Gard Entertainment, Inc. v. Country in New York, LLC

Judgment, Supreme Court, New York County (O. Peter Sherwood, J.), entered August 29, 2011, awarding plaintiff the total amount of $391,578.92 as against defendant Adam R. Block and dismissing the complaint as against defendant Country in New York, LLC (Country) pursuant to an order, same court and Justice, entered May 3, 2011, which, inter alia, granted plaintiff’s motion for summary judgment in lieu of complaint as against Block, denied plaintiff’s motion as against Country, and dismissed the complaint as against Country, unanimously affirmed, without costs. Appeals from the above order, unanimously dismissed, without costs, as subsumed in the appeal from the judgment.

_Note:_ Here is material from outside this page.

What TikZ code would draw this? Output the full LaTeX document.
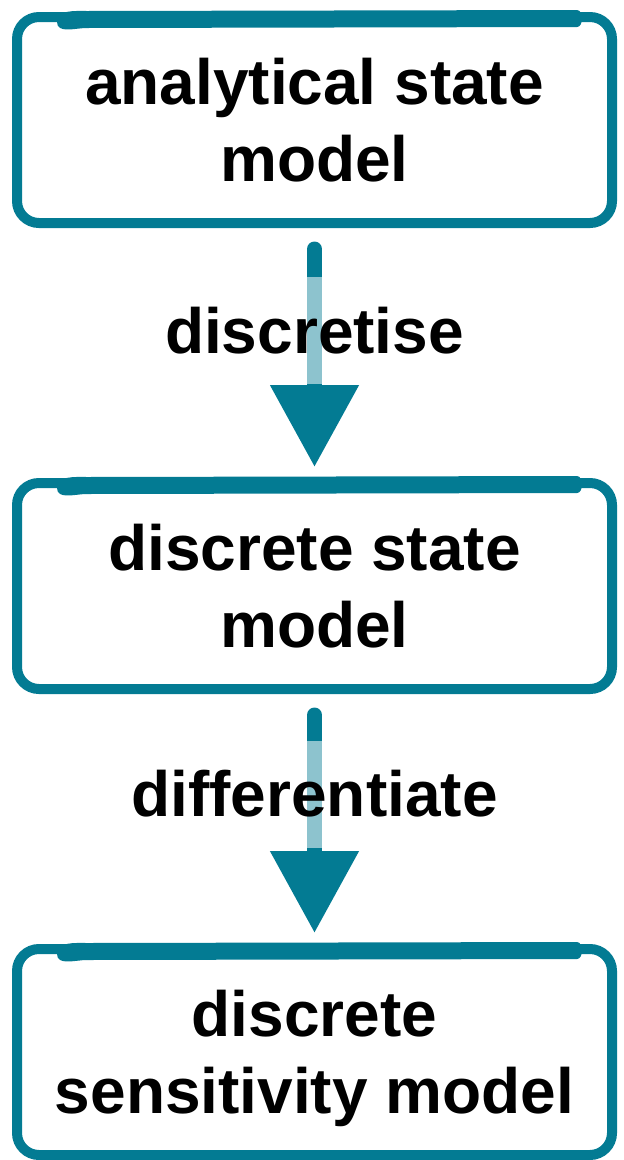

“[A] guarantee agreement is separate and distinct from the contract between lender and borrower” (Kinville v Jarvis Real Estate Holdings, LLC, 38 AD3d 1225, 1227 [2007] [internal quotation marks omitted]). “While ordinarily the liability of a guarantor will not exceed in scope that of his principal, the guarantee is a separate undertaking and may impose lesser or even greater collateral responsibility on the guarantor” (American Trading Co. v Fish, 42 NY2d 20, 26 [1977]). Where a guarantee specifically imposes liability on the guarantor, it will be enforceable even though the principal escapes liability (see Bank of N. Am. v Shapiro, 31 AD2d 465, 466 [1969]).

Here, plaintiff established its entitlement to summary judgment as against Block by demonstrating proof of the guarantee he made in connection with a note executed by Country and his failure to make payments called for by its terms. The burden *684shifted to Block to come forward with evidentiary proof sufficient to raise an issue as to an affirmative defense to the payment on the guarantee (see e.g. Gateway State Bank v Shangri-La Private Club for Women, 113 AD2d 791, 792 [1985], affd 67 NY2d 627 [1986]; Kornfeld v NRX Tech., 93 AD2d 772, 773 [1983], affd 62 NY2d 686 [1984]). Contrary to Block’s contention, the guarantee he signed unconditionally guaranteed the payment of amounts due pursuant to the note signed by Country on the third anniversary date of the note, should Country fail to do so (see Standard Brands v Straile, 23 AD2d 363 [1965]).

Plaintiff, however, failed to establish its entitlement to summary judgment as to Country. The note states that it is subordinated to senior indebtedness as outlined therein and the record demonstrates that the conditions precedent for payment by Country have not been met (see e.g. Morse, Zelnick, Rose & Lander, LLP v Ronnybrook Farm Dairy, Inc., 92 AD3d 579 [2012]).

Point I of plaintiff’s reply brief contains an impermissible surreply and those arguments have been stricken. Concur — Saxe, J.P., Friedman, Renwick, DeGrasse and Richter, JJ.